Klan found liable in black church fire, ordered to pay $37.8 million in damages







Background
July 20 (Openings)
July 21
July 22
July 23
July 24 (The Verdict)
Aug. 6 (KKK Apology)
Nov. 11 Update
Discuss the case

MANNING, SOUTH CAROLINA, July 24 (Court TV) -- The Christian Knights of the Ku Klux Klan were found liable in the fire that destroyed the predominantly black Macedonia Baptist Church in 1995 and was ordered to pay $37.8 million in damages.

Jurors deliberated only 45 minutes before reaching their decision. Lawyers representing the Macedonia Baptist Church had asked the jury to award $25 million in punitive damages and $200,000 in actual damages (the cost to rebuild the church) against the Klan.

The jury ordered the North Carolina Christian Knights and King to pay $15 million each. South Carolina Christian Knights was ordered to $7 million while Timothy Welch, Christopher Cox and Arthur Haley must pay $100,000 each. Herbert Rowell was ordered to pay $200,000.

In his closing statement, plaintiff attorney Morris Dees told jurors that the Klan and its leaders, Horace King and Virgil Griffin, encouraged violence against blacks and created an environment that led the fire that destroyed the Macedonia church in 1995. Two of their former Klan members, Timothy Welch and Christopher Cox, pleaded guilty to setting the fire and testified this week that King and the Klan encouraged them to beat up blacks, telling them that they would be protected from the law.

"That's the enemy, sitting right over there," Dees said, pointing at King, the Grand Dragon of South Carolina's Klan. "That's the evil. If Horace king would look at his Bible, he would see what the wages of sin are."

The defendants had claimed that they never encouraged violence against anyone and never told Welch and Cox to set fire to any black churches.

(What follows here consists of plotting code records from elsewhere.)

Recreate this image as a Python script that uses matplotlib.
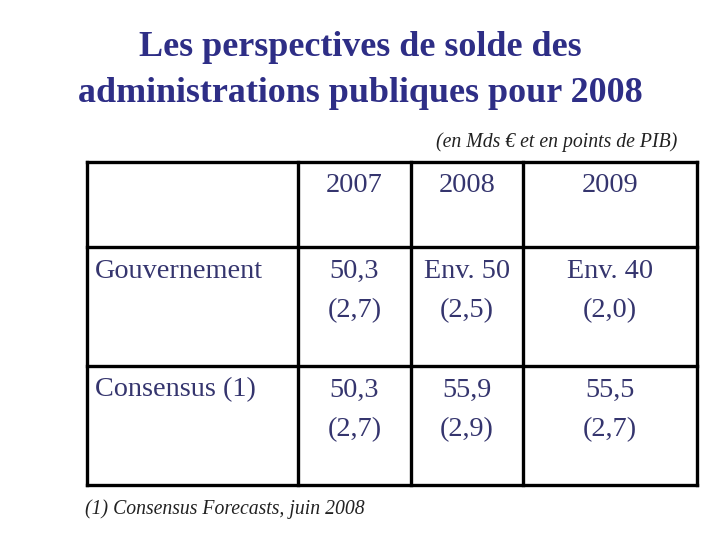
import matplotlib
matplotlib.use("Agg")
import matplotlib.pyplot as plt

title_lines = ["Les perspectives de solde des", "administrations publiques pour 2008"]
subtitle = "(en Mds € et en points de PIB)"
years = ["2007", "2008", "2009"]
row_labels = ["Gouvernement", "Consensus (1)"]
values = [["50,3", "Env. 50", "Env. 40"],
          ["50,3", "55,9", "55,5"]]
pib_shares = [["(2,7)", "(2,5)", "(2,0)"],
              ["(2,7)", "(2,9)", "(2,7)"]]
footnote = "(1) Consensus Forecasts, juin 2008"

title_color = "#2e2e86"
text_color = "#35356e"
serif = ["Liberation Serif", "DejaVu Serif"]

fig = plt.figure(figsize=(7.2, 5.4), dpi=100)
ax = fig.add_axes([0, 0, 1, 1])
ax.set_xlim(0, 720)
ax.set_ylim(540, 0)
ax.axis("off")

# title
ax.text(360, 48, title_lines[0], ha="center", va="center", fontsize=25.9,
        fontweight="bold", color=title_color, family=serif)
ax.text(360, 93, title_lines[1], ha="center", va="center", fontsize=25.9,
        fontweight="bold", color=title_color, family=serif)
ax.text(677, 142, subtitle, ha="right", va="center", fontsize=14.2,
        style="italic", color="#222222", family=serif)

# table grid
xs = [87, 298, 411, 523, 697]
ys = [162, 247, 366, 485]
lw = 2.4
for x in xs:
    ax.plot([x, x], [ys[0], ys[-1]], color="black", lw=lw, solid_capstyle="projecting")
for y in ys:
    ax.plot([xs[0], xs[-1]], [y, y], color="black", lw=lw, solid_capstyle="projecting")

centers = [(xs[i] + xs[i + 1]) / 2 for i in range(1, 4)]
fs = 20.3
for c, yr in zip(centers, years):
    ax.text(c, 186, yr, ha="center", va="center", fontsize=fs, color=text_color, family=serif)

row_tops = [271, 390]
for r, lab in enumerate(row_labels):
    y0 = row_tops[r]
    ax.text(95, y0, lab, ha="left", va="center", fontsize=fs, color=text_color, family=serif)
    for c, v, p in zip(centers, values[r], pib_shares[r]):
        ax.text(c, y0, v, ha="center", va="center", fontsize=fs, color=text_color, family=serif)
        ax.text(c, y0 + 40, p, ha="center", va="center", fontsize=fs, color=text_color, family=serif)

ax.text(85, 509, footnote, ha="left", va="center", fontsize=14.2,
        style="italic", color="#222222", family=serif)

fig.savefig("out.png", dpi=100)
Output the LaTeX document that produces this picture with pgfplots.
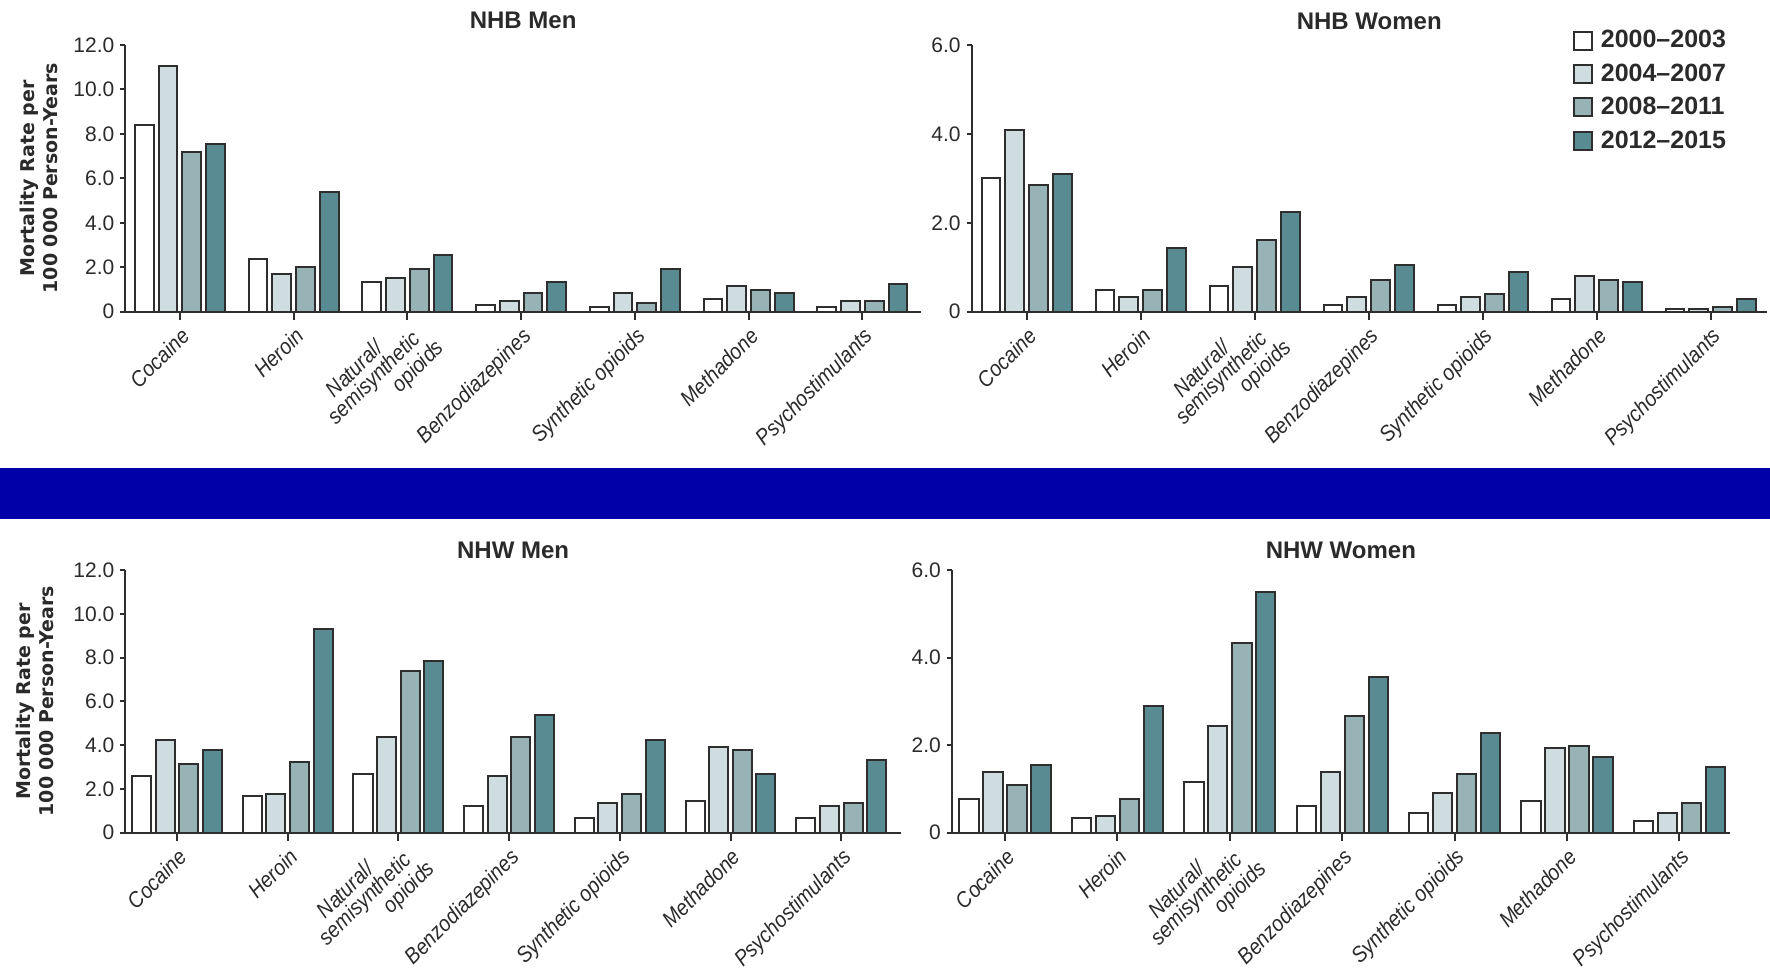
\documentclass[border=0pt]{standalone}
\usepackage{pgfplots}
\pgfplotsset{compat=1.18}
\usepackage{pgfplotstable}
\usepackage{fontspec}
\setmainfont{Liberation Sans}
\newfontfamily\catfont[FakeStretch=0.9]{Liberation Sans}
\newfontfamily\dejavu{DejaVu Sans}

\definecolor{cA}{HTML}{FFFFFF}
\definecolor{cB}{HTML}{CFDDE1}
\definecolor{cC}{HTML}{97B3B6}
\definecolor{cD}{HTML}{598B92}
\definecolor{edge}{HTML}{2E2E2E}
\definecolor{band}{HTML}{0000A8}
\definecolor{txt}{HTML}{2A2A2A}

% columns: x = category index, a = 2000-2003, b = 2004-2007, c = 2008-2011, d = 2012-2015
\pgfplotstableread{
x a b c d
0 8.42 11.06 7.17 7.56
1 2.37 1.70 2.00 5.37
2 1.33 1.53 1.90 2.55
3 0.30 0.48 0.85 1.32
4 0.20 0.85 0.40 1.90
5 0.57 1.14 0.96 0.86
6 0.20 0.48 0.48 1.25
}\nhbmen
\pgfplotstableread{
x a b c d
0 3.00 4.08 2.85 3.09
1 0.48 0.34 0.48 1.43
2 0.58 1.00 1.62 2.24
3 0.15 0.34 0.72 1.05
4 0.15 0.34 0.39 0.89
5 0.29 0.80 0.71 0.66
6 0.05 0.05 0.10 0.29
}\nhbwomen
\pgfplotstableread{
x a b c d
0 2.57 4.25 3.12 3.80
1 1.68 1.78 3.25 9.30
2 2.70 4.36 7.38 7.83
3 1.24 2.57 4.36 5.37
4 0.67 1.35 1.78 4.25
5 1.45 3.90 3.80 2.70
6 0.67 1.22 1.34 3.32
}\nhwmen
\pgfplotstableread{
x a b c d
0 0.78 1.39 1.10 1.54
1 0.34 0.39 0.78 2.89
2 1.16 2.44 4.33 5.50
3 0.62 1.39 2.67 3.56
4 0.44 0.90 1.33 2.28
5 0.72 1.94 1.98 1.72
6 0.27 0.44 0.67 1.50
}\nhwwomen

\pgfplotsset{
  common/.style={
    scale only axis,
    anchor=south west,
    axis lines*=left,
    axis line style={draw=edge, line width=1pt},
    tick align=outside,
    xtick={0,...,6},
    xticklabels={Cocaine,Heroin,{\hspace*{8.7pt}\smash{Natural/}\\semisynthetic\hspace*{-6pt}\\\hspace*{33.8pt}opioids\hspace*{-11.3pt}},Benzodiazepines,Synthetic opioids,Methadone,Psychostimulants},
    xticklabel style={rotate=45, anchor=north east, align=left, inner sep=2pt, font=\catfont\itshape\fontsize{11}{10}\selectfont, text=txt},
    yticklabel style={inner sep=1pt, font=\fontsize{10.5}{12}\selectfont, text=txt},
    xtick style={draw=edge, line width=1pt, /pgfplots/major tick length=4pt},
    ytick style={draw=edge, line width=1pt, /pgfplots/major tick length=2.5pt},
    title style={font=\bfseries\fontsize{12}{14}\selectfont, text=txt, at={(axis description cs:0.5,1)}, anchor=base},
    ylabel style={at={(axis description cs:-0.108,0.5)}, anchor=center, align=center, font=\dejavu\bfseries\fontsize{9.5}{11.5}\selectfont, text=txt},
    ymin=0,
    clip=false,
  },
  bartop/.style={ybar, bar width=0.165, draw=edge, line width=1pt},
  barbot/.style={ybar, bar width=0.172, draw=edge, line width=1pt},
  boxlegend/.style={legend image code/.code={\draw[##1] (0pt,-4.5pt) rectangle (9pt,4.5pt);}},
}

\begin{document}
\begin{tikzpicture}
\useasboundingbox (0,0) rectangle (885pt,485pt);
\fill[band] (0,225.35pt) rectangle (885pt,251pt);

% NHB Men
\begin{axis}[common,
  at={(62.65pt,329.15pt)}, width=397.85pt, height=133.35pt,
  xmin=-0.480, xmax=6.515, ymax=12,
  ytick={0,2,4,6,8,10,12}, yticklabels={0,2.0,4.0,6.0,8.0,10.0,12.0},
  title={NHB Men}, title style={yshift=2pt},
  ylabel={Mortality Rate per\\100 000 Person-Years}]
\addplot[bartop, bar shift=-0.313, fill=cA] table[x=x,y=a]{\nhbmen};
\addplot[bartop, bar shift=-0.104, fill=cB] table[x=x,y=b]{\nhbmen};
\addplot[bartop, bar shift=0.104, fill=cC] table[x=x,y=c]{\nhbmen};
\addplot[bartop, bar shift=0.313, fill=cD] table[x=x,y=d]{\nhbmen};
\end{axis}

% NHB Women
\begin{axis}[common,
  at={(485.75pt,329.15pt)}, width=397.75pt, height=133.35pt,
  xmin=-0.484, xmax=6.494, ymax=6,
  ytick={0,2,4,6}, yticklabels={0,2.0,4.0,6.0},
  title={NHB Women}, title style={yshift=2pt},
  legend style={at={(axis description cs:0.959,1.079)}, anchor=north east, draw=none, fill=none,
    font=\bfseries\fontsize{12.5}{13}\selectfont, text=txt, nodes={inner sep=1pt}, row sep=4.5pt, column sep=3pt},
  legend cell align=left]
\addplot[bartop, bar shift=-0.313, fill=cA, boxlegend] table[x=x,y=a]{\nhbwomen};
\addlegendentry{2000\textendash 2003}
\addplot[bartop, bar shift=-0.104, fill=cB, boxlegend] table[x=x,y=b]{\nhbwomen};
\addlegendentry{2004\textendash 2007}
\addplot[bartop, bar shift=0.104, fill=cC, boxlegend] table[x=x,y=c]{\nhbwomen};
\addlegendentry{2008\textendash 2011}
\addplot[bartop, bar shift=0.313, fill=cD, boxlegend] table[x=x,y=d]{\nhbwomen};
\addlegendentry{2012\textendash 2015}
\end{axis}

% NHW Men
\begin{axis}[common,
  at={(62.65pt,68.65pt)}, width=387.85pt, height=131.35pt,
  xmin=-0.467, xmax=6.54, ymax=12,
  ytick={0,2,4,6,8,10,12}, yticklabels={0,2.0,4.0,6.0,8.0,10.0,12.0},
  title={NHW Men}, title style={yshift=0pt},
  ylabel={Mortality Rate per\\100 000 Person-Years},
  ylabel style={at={(axis description cs:-0.116,0.5)}}]
\addplot[barbot, bar shift=-0.32, fill=cA] table[x=x,y=a]{\nhwmen};
\addplot[barbot, bar shift=-0.107, fill=cB] table[x=x,y=b]{\nhwmen};
\addplot[barbot, bar shift=0.107, fill=cC] table[x=x,y=c]{\nhwmen};
\addplot[barbot, bar shift=0.32, fill=cD] table[x=x,y=d]{\nhwmen};
\end{axis}

% NHW Women
\begin{axis}[common,
  at={(475.85pt,68.65pt)}, width=389.15pt, height=131.35pt,
  xmin=-0.474, xmax=6.45, ymax=6,
  ytick={0,2,4,6}, yticklabels={0,2.0,4.0,6.0},
  title={NHW Women}, title style={yshift=0pt}]
\addplot[barbot, bar shift=-0.32, fill=cA] table[x=x,y=a]{\nhwwomen};
\addplot[barbot, bar shift=-0.107, fill=cB] table[x=x,y=b]{\nhwwomen};
\addplot[barbot, bar shift=0.107, fill=cC] table[x=x,y=c]{\nhwwomen};
\addplot[barbot, bar shift=0.32, fill=cD] table[x=x,y=d]{\nhwwomen};
\end{axis}
\end{tikzpicture}
\end{document}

They insisted that Welch and Cox acted on their own, that destroying churches was against their Christian beliefs. King repeatedly denied preaching violence when he took the stand during trial. But Dees impeached King's testimony by showing him and the jurors videos of him at Klan rallies calling blacks "niggers" who needed to be burned out of South Carolina and sent on a rowboat back to Africa.

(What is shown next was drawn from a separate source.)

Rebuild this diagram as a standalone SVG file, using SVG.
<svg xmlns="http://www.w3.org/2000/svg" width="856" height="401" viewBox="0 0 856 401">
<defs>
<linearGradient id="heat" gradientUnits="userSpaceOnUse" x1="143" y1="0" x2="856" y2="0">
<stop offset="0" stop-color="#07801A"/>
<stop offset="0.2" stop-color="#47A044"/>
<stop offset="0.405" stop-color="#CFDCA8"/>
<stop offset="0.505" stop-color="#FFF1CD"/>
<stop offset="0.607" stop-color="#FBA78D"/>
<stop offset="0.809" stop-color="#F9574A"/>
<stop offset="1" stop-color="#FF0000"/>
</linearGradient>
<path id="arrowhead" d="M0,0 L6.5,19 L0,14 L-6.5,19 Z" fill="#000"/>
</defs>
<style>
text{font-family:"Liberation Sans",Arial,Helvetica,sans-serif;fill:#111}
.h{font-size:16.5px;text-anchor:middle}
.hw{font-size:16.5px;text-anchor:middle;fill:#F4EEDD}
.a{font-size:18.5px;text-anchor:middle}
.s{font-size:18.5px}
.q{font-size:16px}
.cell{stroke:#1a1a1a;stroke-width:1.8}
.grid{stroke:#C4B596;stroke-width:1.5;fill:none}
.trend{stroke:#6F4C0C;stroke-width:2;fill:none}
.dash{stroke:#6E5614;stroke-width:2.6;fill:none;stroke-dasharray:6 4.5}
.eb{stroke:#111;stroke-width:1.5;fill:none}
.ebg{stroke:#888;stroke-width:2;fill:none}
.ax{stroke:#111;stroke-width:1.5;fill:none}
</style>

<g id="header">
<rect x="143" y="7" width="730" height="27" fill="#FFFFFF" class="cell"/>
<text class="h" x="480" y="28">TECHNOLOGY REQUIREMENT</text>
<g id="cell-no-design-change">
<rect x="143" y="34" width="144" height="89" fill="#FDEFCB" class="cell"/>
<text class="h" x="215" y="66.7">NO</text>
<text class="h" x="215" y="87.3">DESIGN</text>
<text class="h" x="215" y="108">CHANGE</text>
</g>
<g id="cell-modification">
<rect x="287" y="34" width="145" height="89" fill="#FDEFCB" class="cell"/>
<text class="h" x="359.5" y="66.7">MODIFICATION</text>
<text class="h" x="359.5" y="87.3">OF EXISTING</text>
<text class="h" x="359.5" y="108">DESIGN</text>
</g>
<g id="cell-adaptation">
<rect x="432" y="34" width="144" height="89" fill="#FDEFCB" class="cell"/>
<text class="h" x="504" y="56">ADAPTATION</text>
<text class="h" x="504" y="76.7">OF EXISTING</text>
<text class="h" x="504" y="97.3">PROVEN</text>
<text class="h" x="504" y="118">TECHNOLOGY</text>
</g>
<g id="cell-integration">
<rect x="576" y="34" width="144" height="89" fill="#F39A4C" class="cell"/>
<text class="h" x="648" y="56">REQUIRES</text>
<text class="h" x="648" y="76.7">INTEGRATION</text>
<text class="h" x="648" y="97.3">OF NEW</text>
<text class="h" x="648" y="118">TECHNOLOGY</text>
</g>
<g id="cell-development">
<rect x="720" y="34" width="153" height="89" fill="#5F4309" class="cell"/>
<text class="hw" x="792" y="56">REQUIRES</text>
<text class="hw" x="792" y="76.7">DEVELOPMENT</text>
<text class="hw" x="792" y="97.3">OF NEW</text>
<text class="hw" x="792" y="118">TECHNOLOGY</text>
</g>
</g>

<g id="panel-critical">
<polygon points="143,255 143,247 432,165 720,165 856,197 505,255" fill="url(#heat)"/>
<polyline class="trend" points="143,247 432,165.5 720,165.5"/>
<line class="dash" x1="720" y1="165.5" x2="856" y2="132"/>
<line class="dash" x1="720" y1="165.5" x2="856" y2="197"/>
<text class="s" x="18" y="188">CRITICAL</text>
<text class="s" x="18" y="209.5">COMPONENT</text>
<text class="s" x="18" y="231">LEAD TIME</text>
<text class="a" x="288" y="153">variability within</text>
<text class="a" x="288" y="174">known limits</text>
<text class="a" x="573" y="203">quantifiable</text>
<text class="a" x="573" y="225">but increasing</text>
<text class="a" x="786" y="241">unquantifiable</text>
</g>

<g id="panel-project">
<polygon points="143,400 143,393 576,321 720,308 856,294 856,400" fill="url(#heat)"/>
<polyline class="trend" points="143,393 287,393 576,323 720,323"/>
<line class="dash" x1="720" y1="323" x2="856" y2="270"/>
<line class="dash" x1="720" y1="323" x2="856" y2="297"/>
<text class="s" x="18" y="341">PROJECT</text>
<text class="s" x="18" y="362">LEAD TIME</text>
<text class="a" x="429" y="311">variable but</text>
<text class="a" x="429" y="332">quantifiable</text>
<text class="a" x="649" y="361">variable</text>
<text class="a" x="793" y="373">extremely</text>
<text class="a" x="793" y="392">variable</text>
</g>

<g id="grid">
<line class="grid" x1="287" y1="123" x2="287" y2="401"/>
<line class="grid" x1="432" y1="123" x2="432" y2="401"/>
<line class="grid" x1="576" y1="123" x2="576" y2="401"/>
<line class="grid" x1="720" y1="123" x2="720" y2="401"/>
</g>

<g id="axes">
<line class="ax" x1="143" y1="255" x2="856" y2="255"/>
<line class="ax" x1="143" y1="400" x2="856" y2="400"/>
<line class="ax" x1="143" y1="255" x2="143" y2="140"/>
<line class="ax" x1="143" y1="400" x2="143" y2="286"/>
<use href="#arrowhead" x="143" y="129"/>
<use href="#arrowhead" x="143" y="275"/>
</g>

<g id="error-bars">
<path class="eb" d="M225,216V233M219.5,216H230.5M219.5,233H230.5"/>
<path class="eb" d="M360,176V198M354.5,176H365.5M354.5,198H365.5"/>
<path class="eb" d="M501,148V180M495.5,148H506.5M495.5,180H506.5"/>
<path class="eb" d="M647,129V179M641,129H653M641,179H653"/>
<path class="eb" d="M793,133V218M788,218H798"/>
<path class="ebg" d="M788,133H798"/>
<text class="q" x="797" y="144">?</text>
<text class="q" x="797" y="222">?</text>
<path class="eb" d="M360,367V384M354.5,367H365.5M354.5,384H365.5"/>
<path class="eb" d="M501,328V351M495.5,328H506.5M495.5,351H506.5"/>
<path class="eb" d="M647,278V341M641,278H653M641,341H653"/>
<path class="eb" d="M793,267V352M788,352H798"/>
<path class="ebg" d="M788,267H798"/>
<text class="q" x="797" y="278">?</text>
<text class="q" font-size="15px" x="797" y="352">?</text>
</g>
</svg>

Defendant lawyer Gary White III tried to convince jurors in his closing statement that the Klan was not part of a conspiracy to burn black churches and harm blacks. He insisted that the Macedonia fire was an isolated incident of which King and the Klan had no prior knowledge. King and the Klan, he inferred, were under attack for their unpopular beliefs.

"I'm going to ask you all not to answer hatred with hatred," White said. "I'm not asking you to like Horace King. I don't expect you to. I hope you don't like what he stands for. I don't like what he stands for."

This victory marks Dees' latest victory for himself and his Southern Poverty Law Center against the Klan. In 1997, he won an $8 million verdict against the United Klans of America over a 1981 lynch-style murder of a black teen-ager in Alabama. The verdict bankrupted that Klan group.